Surpassing the NT$1,000 mark makes Firich a top stock, along with High Tech Computer Corp (宏達電) and E-ton Solar Tech Co (益通光能).

Firich yesterday estimated its net income for the first half of the year at NT$502 million, or NT$8.94 per share. Its cumulative sales as of last month were NT$1.59 billion.

S&P says it won't cut rating

Standard & Poor's (S&P) said it won't cut Taiwan's debt rating, after a newspaper reported a possible downgrade because of the nation's budget deficit.

Taiwan's budget deficit, including shortfalls of the central and local governments and special budget items, almost doubled as a percentage of its gross domestic product to 3.1 percent last year from 1.7 percent in the previous year, Tan Kim-eng (陳錦榮), a Singapore-based associate director at S&P, said in a phone interview yesterday.

"That said, we wouldn't downgrade Taiwan simply because of this, and the negative outlook attached to Taiwan's current ratings is suitable," said Tan, who plans to visit Taiwan by September before making an announcement on the nation's rating.

The Chinese-language Commercial Times, citing an internal study by S&P, today reported that Taiwan's debt rating may be downgraded by Standard & Poor's on concerns over the deficit.

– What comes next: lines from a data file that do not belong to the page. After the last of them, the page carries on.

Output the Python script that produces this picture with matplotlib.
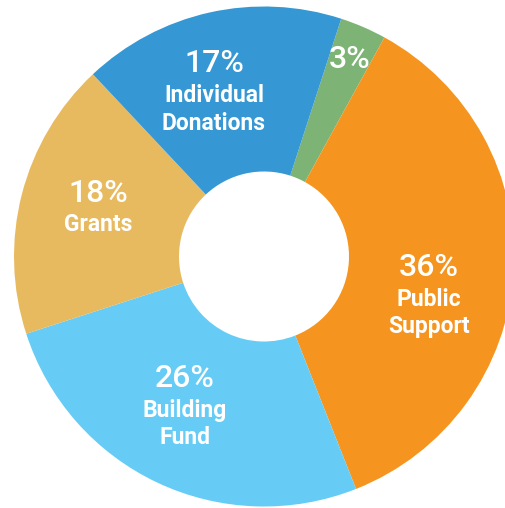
import matplotlib
matplotlib.use("Agg")
import matplotlib.pyplot as plt
import numpy as np

plt.rcParams['font.family'] = ['Roboto', 'DejaVu Sans']

# slices, clockwise starting just right of 12 o'clock
categories = ['', 'Public\nSupport', 'Building\nFund', 'Grants', 'Individual\nDonations']
shares = [3, 36, 26, 18, 17]
colors = ['#7DB374', '#F5951F', '#66CCF5', '#E8BA60', '#3598D4']

# label anchor (radius as fraction of outer radius, angle tweak in degrees)
label_r = [0.858, 0.667, 0.627, 0.693, 0.744]
label_shift = [-0.2, -4.8, -5.1, -2.3, 3.0]

fig = plt.figure(figsize=(5.05, 5.08), dpi=100)
W, H = 505, 508
cx, cy, R = 264, 508 - 256.5, 250
ax = fig.add_axes([(cx - R) / W, (cy - R) / H, 2 * R / W, 2 * R / H])

wedges, _ = ax.pie(shares, colors=colors, startangle=72, counterclock=False,
                   radius=1, wedgeprops=dict(width=0.66, linewidth=0),
                   frame=False)
ax.set_xlim(-1, 1)
ax.set_ylim(-1, 1)
ax.set_aspect('auto')
ax.axis('off')

for w, pct, name, r, sh in zip(wedges, shares, categories, label_r, label_shift):
    ang = np.radians((w.theta1 + w.theta2) / 2 + sh)
    x, y = r * np.cos(ang), r * np.sin(ang)
    if name:
        ax.text(x, y + 0.02, f'{pct}%', color='white', fontsize=23,
                fontweight='medium', ha='center', va='baseline')
        ax.text(x, y - 0.027, name, color='white', fontsize=16.5,
                fontweight='bold', ha='center', va='top', linespacing=1.25)
    else:
        ax.text(x, y, f'{pct}%', color='white', fontsize=23,
                fontweight='medium', ha='center', va='center')

fig.savefig('out.png', dpi=100)
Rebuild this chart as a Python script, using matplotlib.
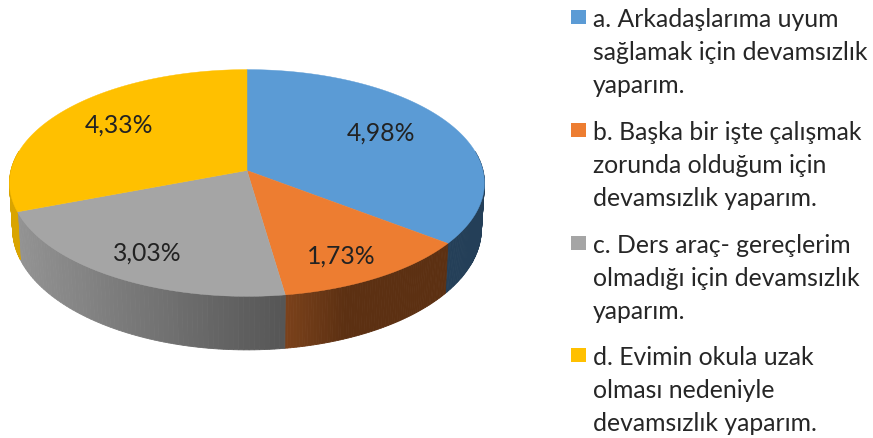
import numpy as np
import matplotlib
matplotlib.use("Agg")
import matplotlib.pyplot as plt
from matplotlib.colors import to_rgb

values = [4.98, 1.73, 3.03, 4.33]
data_labels = ["4,98%", "1,73%", "3,03%", "4,33%"]
legend_labels = [
    "a. Arkadaşlarıma uyum\nsağlamak için devamsızlık\nyaparım.",
    "b. Başka bir işte çalışmak\nzorunda olduğum için\ndevamsızlık yaparım.",
    "c. Ders araç- gereçlerim\nolmadığı için devamsızlık\nyaparım.",
    "d. Evimin okula uzak\nolması nedeniyle\ndevamsızlık yaparım.",
]
colors = ["#5B9BD5", "#ED7D31", "#A5A5A5", "#FFC000"]
side_light = ["#243F58", "#7C421B", "#939393", "#D9A400"]
side_dark = ["#243F58", "#5C3012", "#565656", "#D9A400"]
side_x = [(440, 484), (285, 345), (18, 285), (10, 20)]
label_xy = [(381, 133), (341, 256), (147, 253), (119, 125)]
legend_y = [51, 164, 277, 389]

HX, HY, R, K, P = 247, 171.5, 236, 112, 0.11
BY, BR, BK = 216.5, 233, 119.6


def ring(a, hy, r, k):
    w = 1 + P * np.cos(a)
    return HX + r * np.sin(a) / w, hy - k * np.cos(a) / w


fig = plt.figure(figsize=(8.73, 4.39), dpi=100)
ax = fig.add_axes([0, 0, 1, 1])
ax.set_xlim(0, 873)
ax.set_ylim(439, 0)
ax.axis("off")

edges = np.radians(np.concatenate([[0], np.cumsum(values)]) / np.sum(values) * 360)

# side wall (front-facing part only)
for i in range(len(values)):
    lo, hi = max(edges[i], np.radians(80)), min(edges[i + 1], np.radians(280))
    if hi <= lo:
        continue
    t = np.linspace(lo, hi, 70)
    c0, c1 = np.array(to_rgb(side_light[i])), np.array(to_rgb(side_dark[i]))
    for a, b in zip(t[:-1], t[1:]):
        xa, ya = ring(a, HY, R, K)
        xb, yb = ring(b, HY, R, K)
        xc, yc = ring(b, BY, BR, BK)
        xd, yd = ring(a, BY, BR, BK)
        f = np.clip((min(xa, xd) - side_x[i][0]) / (side_x[i][1] - side_x[i][0]), 0, 1)
        col = c0 + (c1 - c0) * f
        ax.fill([xa, xb, xc, xd], [ya, yb, yc, yd], color=col, lw=0.6, zorder=2)

# top face
for i in range(len(values)):
    t = np.linspace(edges[i], edges[i + 1], 200)
    x, y = ring(t, HY, R, K)
    ax.fill(np.r_[HX, x], np.r_[HY, y], color=colors[i], lw=0.3, zorder=3)

font = "Lato"
for (x, y), s in zip(label_xy, data_labels):
    ax.text(x, y, s, ha="center", va="center", fontsize=17.8, family=font, color="#222222", zorder=4)

for i, (y, s) in enumerate(zip(legend_y, legend_labels)):
    ax.add_patch(plt.Rectangle((571, y - 33 - 7), 15, 14, color=colors[i], lw=0))
    ax.text(593, y + 1.5, s, ha="left", va="center", fontsize=17.8, family=font,
            color="#262626", linespacing=1.51)

fig.savefig("out.png", dpi=100)
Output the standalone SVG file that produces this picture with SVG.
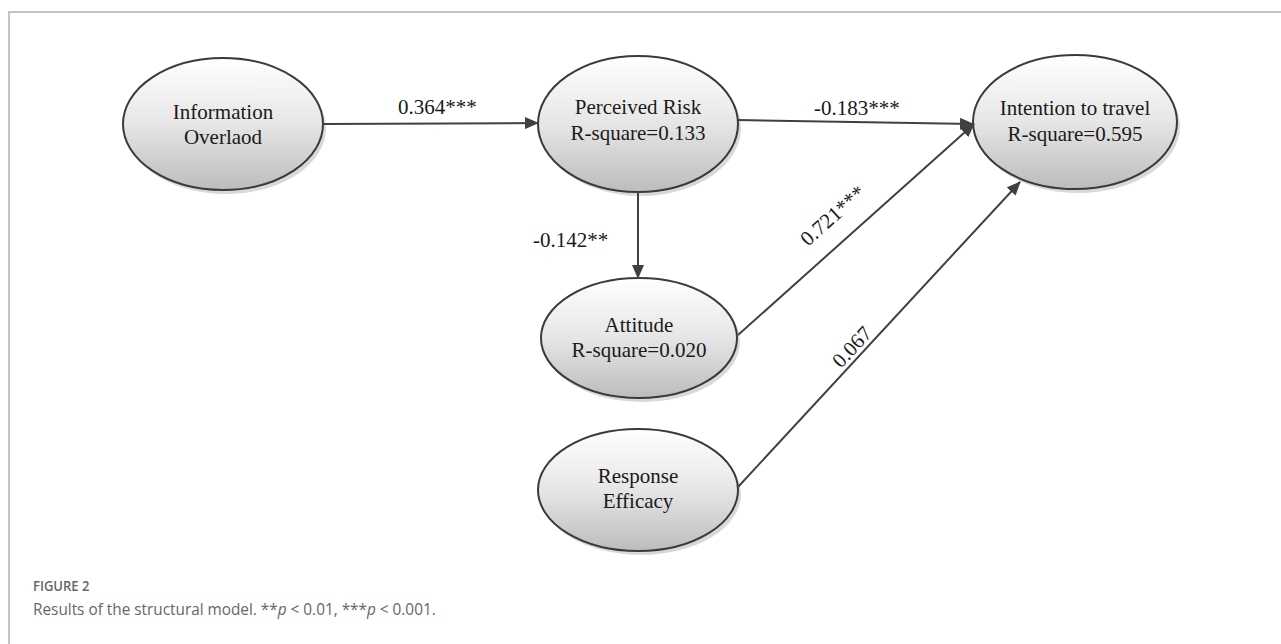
<svg xmlns="http://www.w3.org/2000/svg" width="1281" height="644" viewBox="0 0 1281 644">
<defs>
<linearGradient id="g" x1="0" y1="0" x2="0" y2="1">
<stop offset="0" stop-color="#ffffff"/>
<stop offset="0.5" stop-color="#e6e6e6"/>
<stop offset="1" stop-color="#bcbcbc"/>
</linearGradient>
<marker id="ah" viewBox="0 0 14 12" refX="13" refY="6" markerWidth="14" markerHeight="12" markerUnits="userSpaceOnUse" orient="auto">
<path d="M0,0 L14,6 L0,12 Z" fill="#404040"/>
</marker>
<style>
.sh{fill:#d9d9d9;stroke:none}
.el{fill:url(#g);stroke:#3a3a3a;stroke-width:2}
.t{font-family:"Liberation Serif","Times New Roman",serif;font-size:21px;fill:#1a1a1a;text-anchor:middle}
.lb{font-family:"Liberation Serif","Times New Roman",serif;font-size:21px;fill:#1a1a1a}
.ln{stroke:#404040;stroke-width:2;fill:none;marker-end:url(#ah)}
.cap{font-family:"Open Sans","Noto Sans",sans-serif;fill:#666}
</style>
</defs>
<rect width="1281" height="644" fill="#ffffff"/>
<path d="M9,644 V12 H1281" fill="none" stroke="#b0b0b0" stroke-width="1.5"/>

<g id="node-info">
<ellipse class="sh" cx="226" cy="128" rx="100" ry="66"/>
<ellipse class="el" cx="223" cy="124" rx="100" ry="66"/>
<text class="t" x="223" y="119">Information</text>
<text class="t" x="223" y="144">Overlaod</text>
</g>
<g id="node-risk">
<ellipse class="sh" cx="641" cy="128" rx="100" ry="68"/>
<ellipse class="el" cx="638" cy="124" rx="100" ry="68"/>
<text class="t" x="638" y="114">Perceived Risk</text>
<text class="t" x="638" y="140">R-square=0.133</text>
</g>
<g id="node-intention">
<ellipse class="sh" cx="1078" cy="126" rx="102" ry="67"/>
<ellipse class="el" cx="1075" cy="122" rx="102" ry="67"/>
<text class="t" x="1075" y="115">Intention to travel</text>
<text class="t" x="1075" y="141">R-square=0.595</text>
</g>
<g id="node-attitude">
<ellipse class="sh" cx="642" cy="342" rx="98" ry="60"/>
<ellipse class="el" cx="639" cy="338" rx="98" ry="60"/>
<text class="t" x="639" y="332">Attitude</text>
<text class="t" x="639" y="357">R-square=0.020</text>
</g>
<g id="node-response">
<ellipse class="sh" cx="641" cy="494" rx="100" ry="61"/>
<ellipse class="el" cx="638" cy="490" rx="100" ry="61"/>
<text class="t" x="638" y="483">Response</text>
<text class="t" x="638" y="508">Efficacy</text>
</g>

<g id="connectors">
<line class="ln" x1="323" y1="124" x2="538" y2="123"/>
<line class="ln" x1="738" y1="120" x2="973" y2="124"/>
<line class="ln" x1="638" y1="192" x2="638" y2="278"/>
<line class="ln" x1="738" y1="335" x2="974" y2="124"/>
<line class="ln" x1="738" y1="487" x2="1020" y2="182"/>
<text class="lb" x="398" y="114">0.364***</text>
<text class="lb" x="814" y="115">-0.183***</text>
<text class="lb" x="533" y="247">-0.142**</text>
<text class="lb" transform="translate(808,247) rotate(-41.8)">0.721***</text>
<text class="lb" transform="translate(841,369) rotate(-47.2)">0.067</text>
</g>

<text class="cap" transform="translate(33,591) scale(0.93,1)" font-size="14" font-weight="600" fill="#555">FIGURE 2</text>
<text class="cap" transform="translate(33,615) scale(0.93,1)" font-size="16.5">Results of the structural model. **<tspan font-style="italic">p</tspan> &lt; 0.01, ***<tspan font-style="italic">p</tspan> &lt; 0.001.</text>
</svg>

Taiwan has an AA- rating at S&P, according to Bloomberg data.

Bionet surges on debut

Bionet Corp (訊聯生物科技), which offers cord blood preservation services, made its debut on the over-the-counter GRETAI Securities Market yesterday as a technology stock, at an initial offering price of NT$23 (US$0.70) per share.

Bionet's share price surged to NT$150 on opening, hitting a high of NT$229 in mid-session before closing the day at NT$190.

The company posted net profits of NT$20.5 million, or earnings per share of NT$0.83, in the first half of the year, up 168 percent from the same period last year. Revenues rose 26.8 percent year-on-year to NT$177 million during the same period.